• _Given problem_:
Go through the material below and copy each line where the word "React" appears.

• _Data rows_:

+--

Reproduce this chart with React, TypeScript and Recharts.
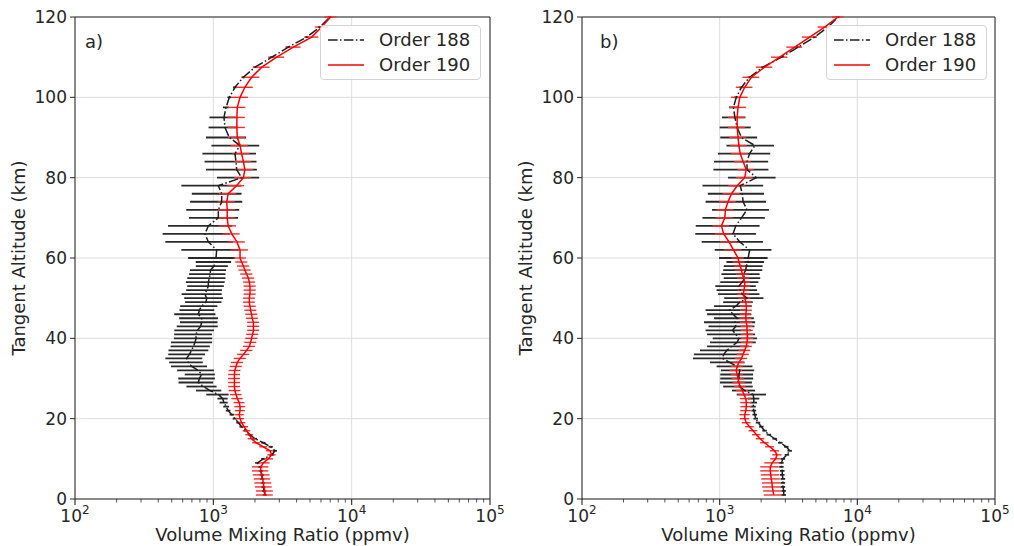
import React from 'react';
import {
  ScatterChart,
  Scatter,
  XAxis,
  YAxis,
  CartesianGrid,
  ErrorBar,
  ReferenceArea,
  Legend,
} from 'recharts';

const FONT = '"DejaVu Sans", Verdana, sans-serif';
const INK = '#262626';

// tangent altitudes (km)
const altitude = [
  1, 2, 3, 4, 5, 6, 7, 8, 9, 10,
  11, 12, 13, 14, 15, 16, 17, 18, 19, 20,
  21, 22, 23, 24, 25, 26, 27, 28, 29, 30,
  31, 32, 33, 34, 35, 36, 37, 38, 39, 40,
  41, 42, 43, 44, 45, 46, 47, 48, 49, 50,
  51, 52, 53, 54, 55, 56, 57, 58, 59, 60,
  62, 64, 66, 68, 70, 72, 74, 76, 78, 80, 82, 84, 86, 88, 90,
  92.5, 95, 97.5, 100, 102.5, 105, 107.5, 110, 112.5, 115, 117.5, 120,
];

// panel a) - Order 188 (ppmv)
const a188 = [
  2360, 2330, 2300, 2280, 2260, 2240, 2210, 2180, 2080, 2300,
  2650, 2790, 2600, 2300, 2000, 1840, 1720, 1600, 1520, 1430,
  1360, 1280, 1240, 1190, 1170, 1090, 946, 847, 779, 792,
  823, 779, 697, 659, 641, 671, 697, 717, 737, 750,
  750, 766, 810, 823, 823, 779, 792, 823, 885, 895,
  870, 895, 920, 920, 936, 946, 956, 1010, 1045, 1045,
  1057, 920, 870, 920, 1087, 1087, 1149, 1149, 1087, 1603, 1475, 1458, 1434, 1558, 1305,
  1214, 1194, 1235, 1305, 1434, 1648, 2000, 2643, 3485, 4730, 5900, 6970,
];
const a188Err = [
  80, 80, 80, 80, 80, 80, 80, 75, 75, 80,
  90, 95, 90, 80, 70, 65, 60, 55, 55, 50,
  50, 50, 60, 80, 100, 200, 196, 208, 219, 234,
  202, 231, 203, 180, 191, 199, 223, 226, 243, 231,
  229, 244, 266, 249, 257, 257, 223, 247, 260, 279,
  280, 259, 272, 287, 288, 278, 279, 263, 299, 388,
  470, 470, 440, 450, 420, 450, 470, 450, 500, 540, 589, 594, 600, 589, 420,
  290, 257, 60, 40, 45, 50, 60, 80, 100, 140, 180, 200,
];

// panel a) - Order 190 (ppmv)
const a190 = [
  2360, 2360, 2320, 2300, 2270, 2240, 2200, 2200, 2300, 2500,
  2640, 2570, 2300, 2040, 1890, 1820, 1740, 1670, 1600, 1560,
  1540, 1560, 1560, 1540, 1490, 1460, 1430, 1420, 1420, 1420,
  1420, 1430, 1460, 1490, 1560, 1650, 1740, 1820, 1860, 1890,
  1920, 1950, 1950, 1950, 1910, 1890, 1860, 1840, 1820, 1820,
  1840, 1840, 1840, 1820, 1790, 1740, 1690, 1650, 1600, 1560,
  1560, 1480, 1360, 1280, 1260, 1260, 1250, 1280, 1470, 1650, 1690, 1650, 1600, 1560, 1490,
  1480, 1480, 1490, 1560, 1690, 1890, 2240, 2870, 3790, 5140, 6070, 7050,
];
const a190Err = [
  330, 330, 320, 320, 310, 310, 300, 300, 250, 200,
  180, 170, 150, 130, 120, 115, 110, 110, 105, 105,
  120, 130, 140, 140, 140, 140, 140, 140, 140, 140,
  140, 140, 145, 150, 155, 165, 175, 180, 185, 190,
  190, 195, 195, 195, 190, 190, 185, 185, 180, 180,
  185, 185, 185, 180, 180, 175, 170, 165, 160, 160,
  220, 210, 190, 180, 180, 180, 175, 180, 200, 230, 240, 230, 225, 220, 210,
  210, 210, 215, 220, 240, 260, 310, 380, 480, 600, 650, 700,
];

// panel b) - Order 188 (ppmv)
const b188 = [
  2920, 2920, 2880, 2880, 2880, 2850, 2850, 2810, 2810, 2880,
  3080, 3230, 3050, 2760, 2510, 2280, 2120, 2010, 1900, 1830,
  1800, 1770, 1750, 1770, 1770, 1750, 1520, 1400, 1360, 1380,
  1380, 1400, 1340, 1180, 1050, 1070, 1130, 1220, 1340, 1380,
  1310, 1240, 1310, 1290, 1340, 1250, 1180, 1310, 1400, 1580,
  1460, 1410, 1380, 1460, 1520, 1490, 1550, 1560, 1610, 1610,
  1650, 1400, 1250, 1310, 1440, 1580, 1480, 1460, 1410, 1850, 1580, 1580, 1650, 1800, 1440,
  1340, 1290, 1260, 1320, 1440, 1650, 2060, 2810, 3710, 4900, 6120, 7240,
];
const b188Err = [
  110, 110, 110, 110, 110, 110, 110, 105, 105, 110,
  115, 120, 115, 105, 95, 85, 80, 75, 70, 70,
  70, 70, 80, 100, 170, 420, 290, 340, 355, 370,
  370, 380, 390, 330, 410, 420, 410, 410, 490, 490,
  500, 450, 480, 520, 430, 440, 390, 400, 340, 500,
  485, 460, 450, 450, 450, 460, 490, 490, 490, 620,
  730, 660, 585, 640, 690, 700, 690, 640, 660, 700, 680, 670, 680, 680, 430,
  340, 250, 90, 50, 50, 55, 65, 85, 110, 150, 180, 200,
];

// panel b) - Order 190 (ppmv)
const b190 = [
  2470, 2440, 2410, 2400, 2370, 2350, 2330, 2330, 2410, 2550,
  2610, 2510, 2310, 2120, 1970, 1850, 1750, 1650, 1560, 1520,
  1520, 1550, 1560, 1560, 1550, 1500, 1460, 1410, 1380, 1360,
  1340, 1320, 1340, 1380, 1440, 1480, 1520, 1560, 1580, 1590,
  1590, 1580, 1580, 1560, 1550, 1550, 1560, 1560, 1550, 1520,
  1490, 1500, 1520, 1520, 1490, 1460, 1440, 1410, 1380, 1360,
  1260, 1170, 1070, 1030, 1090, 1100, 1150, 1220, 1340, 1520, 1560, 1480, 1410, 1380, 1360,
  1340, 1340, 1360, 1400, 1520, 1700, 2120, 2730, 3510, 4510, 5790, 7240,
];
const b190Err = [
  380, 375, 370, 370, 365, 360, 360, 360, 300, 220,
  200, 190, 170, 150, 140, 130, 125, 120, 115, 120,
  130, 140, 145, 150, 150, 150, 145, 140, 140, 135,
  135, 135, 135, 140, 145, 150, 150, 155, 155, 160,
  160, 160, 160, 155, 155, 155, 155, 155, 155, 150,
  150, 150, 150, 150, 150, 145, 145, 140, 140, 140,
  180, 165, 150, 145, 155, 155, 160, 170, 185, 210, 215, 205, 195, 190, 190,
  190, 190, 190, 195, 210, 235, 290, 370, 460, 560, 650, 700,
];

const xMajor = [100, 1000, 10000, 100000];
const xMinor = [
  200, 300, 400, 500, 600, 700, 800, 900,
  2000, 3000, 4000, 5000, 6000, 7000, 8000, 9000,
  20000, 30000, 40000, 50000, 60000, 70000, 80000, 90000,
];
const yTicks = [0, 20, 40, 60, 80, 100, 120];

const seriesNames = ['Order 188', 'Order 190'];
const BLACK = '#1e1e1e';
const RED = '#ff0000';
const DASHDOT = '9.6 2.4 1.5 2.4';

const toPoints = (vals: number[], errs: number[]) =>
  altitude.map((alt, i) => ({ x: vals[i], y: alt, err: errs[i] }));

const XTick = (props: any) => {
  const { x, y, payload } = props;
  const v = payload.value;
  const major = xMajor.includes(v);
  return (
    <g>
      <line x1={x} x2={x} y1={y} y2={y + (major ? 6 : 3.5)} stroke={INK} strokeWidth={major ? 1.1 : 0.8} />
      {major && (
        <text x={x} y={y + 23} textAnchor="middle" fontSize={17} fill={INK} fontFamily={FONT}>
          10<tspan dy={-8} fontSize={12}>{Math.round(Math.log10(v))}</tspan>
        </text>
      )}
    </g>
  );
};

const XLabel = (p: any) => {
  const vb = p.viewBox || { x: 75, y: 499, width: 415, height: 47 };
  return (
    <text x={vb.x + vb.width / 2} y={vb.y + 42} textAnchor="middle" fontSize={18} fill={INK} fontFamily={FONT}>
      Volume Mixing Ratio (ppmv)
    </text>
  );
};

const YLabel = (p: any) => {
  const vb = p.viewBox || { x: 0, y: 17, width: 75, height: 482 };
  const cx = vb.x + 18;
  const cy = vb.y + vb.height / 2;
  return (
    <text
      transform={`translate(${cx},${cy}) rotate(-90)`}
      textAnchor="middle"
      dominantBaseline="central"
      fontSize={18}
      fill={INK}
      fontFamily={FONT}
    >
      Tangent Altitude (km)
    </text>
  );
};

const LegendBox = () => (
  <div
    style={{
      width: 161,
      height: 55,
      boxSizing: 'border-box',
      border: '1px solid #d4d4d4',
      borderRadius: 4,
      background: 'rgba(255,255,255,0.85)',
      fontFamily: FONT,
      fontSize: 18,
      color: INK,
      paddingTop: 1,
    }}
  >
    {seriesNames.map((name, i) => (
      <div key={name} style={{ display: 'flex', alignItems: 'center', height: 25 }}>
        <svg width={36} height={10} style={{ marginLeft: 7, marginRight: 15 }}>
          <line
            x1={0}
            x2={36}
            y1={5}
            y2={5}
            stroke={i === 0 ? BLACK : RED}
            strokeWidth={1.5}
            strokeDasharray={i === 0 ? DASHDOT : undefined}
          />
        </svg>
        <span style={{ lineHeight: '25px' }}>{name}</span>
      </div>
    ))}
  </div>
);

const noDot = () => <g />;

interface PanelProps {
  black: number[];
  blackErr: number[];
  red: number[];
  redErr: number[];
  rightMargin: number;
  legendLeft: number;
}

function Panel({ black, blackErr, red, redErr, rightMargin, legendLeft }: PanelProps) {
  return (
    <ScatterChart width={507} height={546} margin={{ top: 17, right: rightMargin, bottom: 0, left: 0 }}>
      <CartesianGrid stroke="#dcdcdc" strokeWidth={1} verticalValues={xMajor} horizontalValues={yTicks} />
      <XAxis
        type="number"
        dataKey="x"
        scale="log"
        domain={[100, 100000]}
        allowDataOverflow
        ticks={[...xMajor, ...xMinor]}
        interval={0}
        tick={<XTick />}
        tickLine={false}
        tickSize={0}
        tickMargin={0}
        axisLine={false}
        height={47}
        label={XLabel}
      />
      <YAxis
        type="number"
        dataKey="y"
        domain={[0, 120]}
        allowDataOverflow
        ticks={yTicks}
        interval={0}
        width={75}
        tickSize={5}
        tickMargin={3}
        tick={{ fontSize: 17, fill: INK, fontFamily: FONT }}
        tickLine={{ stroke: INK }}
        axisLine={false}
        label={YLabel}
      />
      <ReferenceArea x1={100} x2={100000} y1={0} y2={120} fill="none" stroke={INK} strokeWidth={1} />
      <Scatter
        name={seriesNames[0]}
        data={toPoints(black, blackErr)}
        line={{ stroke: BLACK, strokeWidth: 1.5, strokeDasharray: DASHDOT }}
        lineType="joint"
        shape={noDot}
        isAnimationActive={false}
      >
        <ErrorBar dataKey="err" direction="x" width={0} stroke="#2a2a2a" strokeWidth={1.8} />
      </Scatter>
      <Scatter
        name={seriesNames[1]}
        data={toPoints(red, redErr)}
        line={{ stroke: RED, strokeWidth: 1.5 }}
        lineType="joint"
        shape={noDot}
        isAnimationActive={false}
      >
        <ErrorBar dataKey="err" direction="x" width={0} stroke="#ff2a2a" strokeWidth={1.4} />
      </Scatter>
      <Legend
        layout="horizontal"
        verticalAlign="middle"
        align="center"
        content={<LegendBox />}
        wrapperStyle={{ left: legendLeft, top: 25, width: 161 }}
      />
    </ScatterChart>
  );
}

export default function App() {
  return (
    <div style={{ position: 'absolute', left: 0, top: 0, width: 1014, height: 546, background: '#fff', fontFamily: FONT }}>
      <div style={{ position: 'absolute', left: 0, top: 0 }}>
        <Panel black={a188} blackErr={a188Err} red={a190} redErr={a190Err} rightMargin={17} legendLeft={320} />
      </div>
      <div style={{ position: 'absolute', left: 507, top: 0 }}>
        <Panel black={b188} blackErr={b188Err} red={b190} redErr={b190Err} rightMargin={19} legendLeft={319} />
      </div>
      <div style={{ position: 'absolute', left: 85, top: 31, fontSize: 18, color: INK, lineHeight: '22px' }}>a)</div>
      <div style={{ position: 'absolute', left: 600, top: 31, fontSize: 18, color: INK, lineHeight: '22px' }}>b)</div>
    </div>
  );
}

+--

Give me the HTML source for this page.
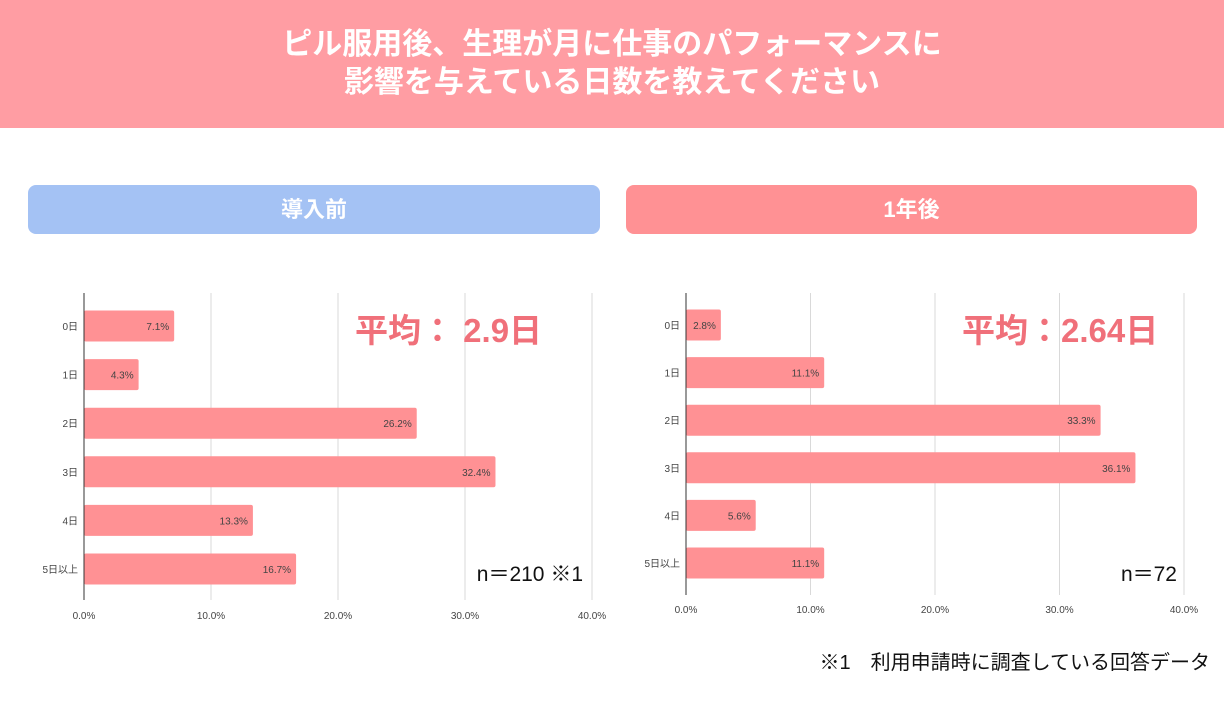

+--

• _Task response_:
Reproduce this chart with React, TypeScript and Recharts.
import React from 'react';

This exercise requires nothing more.